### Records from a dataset
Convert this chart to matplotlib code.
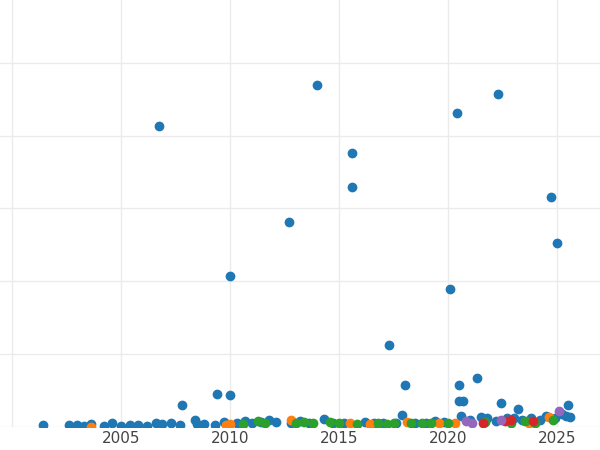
import matplotlib
matplotlib.use("Agg")
import matplotlib.pyplot as plt

# Outliers and low cluster (year, value) per colour series
blue_x = [2006.75, 2014.0, 2015.6, 2015.6, 2012.7, 2010.0, 2020.4, 2022.3, 2024.7, 2025.0,
          2020.1, 2017.3, 2018.0, 2020.5, 2021.3, 2009.4, 2010.0, 2007.8, 2020.5, 2020.7,
          2022.4, 2023.2, 2025.5,
          2001.4, 2002.6, 2003.0, 2003.3, 2003.6, 2004.2, 2004.6, 2005.0, 2005.4, 2005.8,
          2006.2, 2006.6, 2006.9, 2007.3, 2007.7, 2008.4, 2008.5, 2008.8, 2009.3, 2009.7,
          2010.3, 2010.7, 2011.0, 2011.4, 2011.8, 2012.1, 2012.8, 2013.2, 2013.6, 2014.3,
          2014.7, 2015.2, 2016.2, 2016.6, 2017.0, 2017.6, 2017.9, 2018.5, 2019.0, 2019.4,
          2019.8, 2020.6, 2021.0, 2021.5, 2021.8, 2022.2, 2022.7, 2023.0, 2023.4, 2023.8,
          2024.2, 2024.5, 2024.9, 2025.2, 2025.4, 2025.6]
blue_y = [4.13, 4.70, 3.76, 3.30, 2.82, 2.07, 4.31, 4.57, 3.16, 2.53,
          1.90, 1.13, 0.58, 0.58, 0.67, 0.45, 0.44, 0.30, 0.36, 0.36,
          0.33, 0.25, 0.30,
          0.03, 0.03, 0.03, 0.02, 0.04, 0.02, 0.06, 0.02, 0.03, 0.03,
          0.02, 0.06, 0.04, 0.05, 0.03, 0.10, 0.04, 0.04, 0.03, 0.07,
          0.06, 0.08, 0.06, 0.07, 0.09, 0.07, 0.06, 0.08, 0.05, 0.11,
          0.06, 0.05, 0.07, 0.06, 0.06, 0.05, 0.16, 0.06, 0.05, 0.08,
          0.07, 0.15, 0.10, 0.14, 0.12, 0.08, 0.12, 0.13, 0.10, 0.12,
          0.09, 0.15, 0.12, 0.18, 0.15, 0.14]
orange_x = [2003.6, 2009.8, 2010.0, 2012.8, 2015.5, 2016.4, 2018.1, 2019.6, 2020.3, 2023.7, 2024.6]
orange_y = [0.00, 0.03, 0.04, 0.09, 0.06, 0.04, 0.07, 0.06, 0.06, 0.05, 0.14]
green_x = [2010.6, 2011.3, 2011.6, 2013.0, 2013.4, 2013.8, 2014.6, 2015.0, 2015.8, 2016.8,
           2017.2, 2017.5, 2018.3, 2018.8, 2019.2, 2020.0, 2021.7, 2022.9, 2023.5, 2024.0, 2024.8]
green_y = [0.04, 0.08, 0.06, 0.06, 0.07, 0.05, 0.07, 0.05, 0.04, 0.05,
           0.04, 0.05, 0.06, 0.05, 0.05, 0.06, 0.07, 0.05, 0.08, 0.06, 0.10]
red_x = [2021.6, 2022.6, 2022.9, 2023.9]
red_y = [0.06, 0.08, 0.09, 0.08]
purple_x = [2020.8, 2021.1, 2022.4, 2025.1]
purple_y = [0.08, 0.06, 0.10, 0.22]

fig = plt.figure(figsize=(6, 4.5), dpi=100)
ax = fig.add_axes([0, 0.051, 1, 0.949])
ax.scatter(blue_x, blue_y, s=36, color="#1f77b4", zorder=3)
ax.scatter(orange_x, orange_y, s=36, color="#ff7f0e", zorder=4)
ax.scatter(green_x, green_y, s=36, color="#2ca02c", zorder=5)
ax.scatter(red_x, red_y, s=36, color="#d62728", zorder=6)
ax.scatter(purple_x, purple_y, s=36, color="#9467bd", zorder=6)

ax.set_xlim(1999.45, 2026.96)
ax.set_ylim(0, 5.86)
ax.set_xticks([2000, 2005, 2010, 2015, 2020, 2025])
ax.set_xticklabels(["", "2005", "2010", "2015", "2020", "2025"])
ax.set_yticks([0, 1, 2, 3, 4, 5])
ax.set_yticklabels([])
ax.grid(True, color="#ebebeb", linewidth=1)
ax.set_axisbelow(True)
for s in ax.spines.values():
    s.set_visible(False)
ax.tick_params(length=0, labelsize=11, labelcolor="#444444", pad=3)

fig.savefig("out.png")
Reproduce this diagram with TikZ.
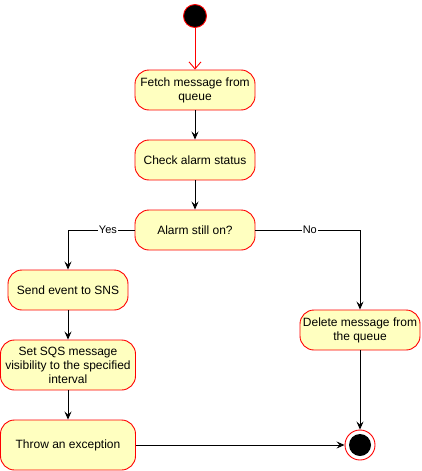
\documentclass[tikz,border=0pt]{standalone}
\usepackage{fontspec}
\setmainfont{Liberation Sans}
\usetikzlibrary{arrows.meta}

\definecolor{actfill}{HTML}{FFFFC0}
\definecolor{actline}{HTML}{FF0000}

\tikzset{
	activity/.style={draw=actline, fill=actfill, line width=0.9pt, rounded corners=14pt,
		minimum height=40pt, align=center, font=\fontsize{12}{14}\selectfont, inner sep=2pt},
	flow/.style={-{Stealth[length=8pt,width=7pt,inset=3pt]}, line width=0.9pt},
	guard/.style={fill=white, inner sep=1pt, font=\fontsize{11}{13}\selectfont}
}

\begin{document}
\begin{tikzpicture}[x=1pt, y=-1pt]
	\useasboundingbox (0,0) rectangle (421,471);
	% start and end states
	\node[circle, draw=actline, fill=black, line width=0.9pt, minimum size=23pt, inner sep=0pt] (start) at (195,16) {};
	\node[circle, draw=actline, fill=white, line width=0.9pt, minimum size=30pt, inner sep=0pt] (stop) at (360,445) {};
	\fill[black] (stop.center) circle (11);
	% activities
	\node[activity, minimum width=120pt] (fetch) at (195,90) {Fetch message from\\queue};
	\node[activity, minimum width=120pt] (check) at (195,160) {Check alarm status};
	\node[activity, minimum width=120pt] (alarm) at (195,230) {Alarm still on?};
	\node[activity, minimum width=120pt] (sns) at (68,290) {Send event to SNS};
	\node[activity, minimum width=120pt] (delete) at (360,330) {Delete message from\\the queue};
	\node[activity, minimum width=135pt, minimum height=50pt] (sqs) at (68,365) {Set SQS message\\visibility to the specified\\interval};
	\node[activity, minimum width=135pt, minimum height=50pt] (throw) at (68,445) {Throw an exception};
	% connectors
	\draw[-{Straight Barb[length=7pt,width=12pt]}, actline, line width=0.9pt] (start) -- (fetch);
	\draw[flow] (fetch) -- (check);
	\draw[flow] (check) -- (alarm);
	\draw[flow] (alarm.west) -| node[guard, pos=0.2] {Yes} (sns.north);
	\draw[flow] (alarm.east) -| node[guard, pos=0.26] {No} (delete.north);
	\draw[flow] (sns) -- (sqs);
	\draw[flow] (sqs) -- (throw);
	\draw[flow] (delete) -- (stop);
	\draw[flow] (throw) -- (stop);
\end{tikzpicture}
\end{document}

### Instruction
Except for the pictures, give all the material above again verbatim.

### Reply to the task
Convert this chart to matplotlib code.
import matplotlib
matplotlib.use("Agg")
import matplotlib.pyplot as plt

# Outliers and low cluster (year, value) per colour series
blue_x = [2006.75, 2014.0, 2015.6, 2015.6, 2012.7, 2010.0, 2020.4, 2022.3, 2024.7, 2025.0,
          2020.1, 2017.3, 2018.0, 2020.5, 2021.3, 2009.4, 2010.0, 2007.8, 2020.5, 2020.7,
          2022.4, 2023.2, 2025.5,
          2001.4, 2002.6, 2003.0, 2003.3, 2003.6, 2004.2, 2004.6, 2005.0, 2005.4, 2005.8,
          2006.2, 2006.6, 2006.9, 2007.3, 2007.7, 2008.4, 2008.5, 2008.8, 2009.3, 2009.7,
          2010.3, 2010.7, 2011.0, 2011.4, 2011.8, 2012.1, 2012.8, 2013.2, 2013.6, 2014.3,
          2014.7, 2015.2, 2016.2, 2016.6, 2017.0, 2017.6, 2017.9, 2018.5, 2019.0, 2019.4,
          2019.8, 2020.6, 2021.0, 2021.5, 2021.8, 2022.2, 2022.7, 2023.0, 2023.4, 2023.8,
          2024.2, 2024.5, 2024.9, 2025.2, 2025.4, 2025.6]
blue_y = [4.13, 4.70, 3.76, 3.30, 2.82, 2.07, 4.31, 4.57, 3.16, 2.53,
          1.90, 1.13, 0.58, 0.58, 0.67, 0.45, 0.44, 0.30, 0.36, 0.36,
          0.33, 0.25, 0.30,
          0.03, 0.03, 0.03, 0.02, 0.04, 0.02, 0.06, 0.02, 0.03, 0.03,
          0.02, 0.06, 0.04, 0.05, 0.03, 0.10, 0.04, 0.04, 0.03, 0.07,
          0.06, 0.08, 0.06, 0.07, 0.09, 0.07, 0.06, 0.08, 0.05, 0.11,
          0.06, 0.05, 0.07, 0.06, 0.06, 0.05, 0.16, 0.06, 0.05, 0.08,
          0.07, 0.15, 0.10, 0.14, 0.12, 0.08, 0.12, 0.13, 0.10, 0.12,
          0.09, 0.15, 0.12, 0.18, 0.15, 0.14]
orange_x = [2003.6, 2009.8, 2010.0, 2012.8, 2015.5, 2016.4, 2018.1, 2019.6, 2020.3, 2023.7, 2024.6]
orange_y = [0.00, 0.03, 0.04, 0.09, 0.06, 0.04, 0.07, 0.06, 0.06, 0.05, 0.14]
green_x = [2010.6, 2011.3, 2011.6, 2013.0, 2013.4, 2013.8, 2014.6, 2015.0, 2015.8, 2016.8,
           2017.2, 2017.5, 2018.3, 2018.8, 2019.2, 2020.0, 2021.7, 2022.9, 2023.5, 2024.0, 2024.8]
green_y = [0.04, 0.08, 0.06, 0.06, 0.07, 0.05, 0.07, 0.05, 0.04, 0.05,
           0.04, 0.05, 0.06, 0.05, 0.05, 0.06, 0.07, 0.05, 0.08, 0.06, 0.10]
red_x = [2021.6, 2022.6, 2022.9, 2023.9]
red_y = [0.06, 0.08, 0.09, 0.08]
purple_x = [2020.8, 2021.1, 2022.4, 2025.1]
purple_y = [0.08, 0.06, 0.10, 0.22]

fig = plt.figure(figsize=(6, 4.5), dpi=100)
ax = fig.add_axes([0, 0.051, 1, 0.949])
ax.scatter(blue_x, blue_y, s=36, color="#1f77b4", zorder=3)
ax.scatter(orange_x, orange_y, s=36, color="#ff7f0e", zorder=4)
ax.scatter(green_x, green_y, s=36, color="#2ca02c", zorder=5)
ax.scatter(red_x, red_y, s=36, color="#d62728", zorder=6)
ax.scatter(purple_x, purple_y, s=36, color="#9467bd", zorder=6)

ax.set_xlim(1999.45, 2026.96)
ax.set_ylim(0, 5.86)
ax.set_xticks([2000, 2005, 2010, 2015, 2020, 2025])
ax.set_xticklabels(["", "2005", "2010", "2015", "2020", "2025"])
ax.set_yticks([0, 1, 2, 3, 4, 5])
ax.set_yticklabels([])
ax.grid(True, color="#ebebeb", linewidth=1)
ax.set_axisbelow(True)
for s in ax.spines.values():
    s.set_visible(False)
ax.tick_params(length=0, labelsize=11, labelcolor="#444444", pad=3)

fig.savefig("out.png")
Reproduce this diagram with TikZ.
\documentclass[tikz,border=0pt]{standalone}
\usepackage{fontspec}
\setmainfont{Liberation Sans}
\usetikzlibrary{arrows.meta}

\definecolor{actfill}{HTML}{FFFFC0}
\definecolor{actline}{HTML}{FF0000}

\tikzset{
	activity/.style={draw=actline, fill=actfill, line width=0.9pt, rounded corners=14pt,
		minimum height=40pt, align=center, font=\fontsize{12}{14}\selectfont, inner sep=2pt},
	flow/.style={-{Stealth[length=8pt,width=7pt,inset=3pt]}, line width=0.9pt},
	guard/.style={fill=white, inner sep=1pt, font=\fontsize{11}{13}\selectfont}
}

\begin{document}
\begin{tikzpicture}[x=1pt, y=-1pt]
	\useasboundingbox (0,0) rectangle (421,471);
	% start and end states
	\node[circle, draw=actline, fill=black, line width=0.9pt, minimum size=23pt, inner sep=0pt] (start) at (195,16) {};
	\node[circle, draw=actline, fill=white, line width=0.9pt, minimum size=30pt, inner sep=0pt] (stop) at (360,445) {};
	\fill[black] (stop.center) circle (11);
	% activities
	\node[activity, minimum width=120pt] (fetch) at (195,90) {Fetch message from\\queue};
	\node[activity, minimum width=120pt] (check) at (195,160) {Check alarm status};
	\node[activity, minimum width=120pt] (alarm) at (195,230) {Alarm still on?};
	\node[activity, minimum width=120pt] (sns) at (68,290) {Send event to SNS};
	\node[activity, minimum width=120pt] (delete) at (360,330) {Delete message from\\the queue};
	\node[activity, minimum width=135pt, minimum height=50pt] (sqs) at (68,365) {Set SQS message\\visibility to the specified\\interval};
	\node[activity, minimum width=135pt, minimum height=50pt] (throw) at (68,445) {Throw an exception};
	% connectors
	\draw[-{Straight Barb[length=7pt,width=12pt]}, actline, line width=0.9pt] (start) -- (fetch);
	\draw[flow] (fetch) -- (check);
	\draw[flow] (check) -- (alarm);
	\draw[flow] (alarm.west) -| node[guard, pos=0.2] {Yes} (sns.north);
	\draw[flow] (alarm.east) -| node[guard, pos=0.26] {No} (delete.north);
	\draw[flow] (sns) -- (sqs);
	\draw[flow] (sqs) -- (throw);
	\draw[flow] (delete) -- (stop);
	\draw[flow] (throw) -- (stop);
\end{tikzpicture}
\end{document}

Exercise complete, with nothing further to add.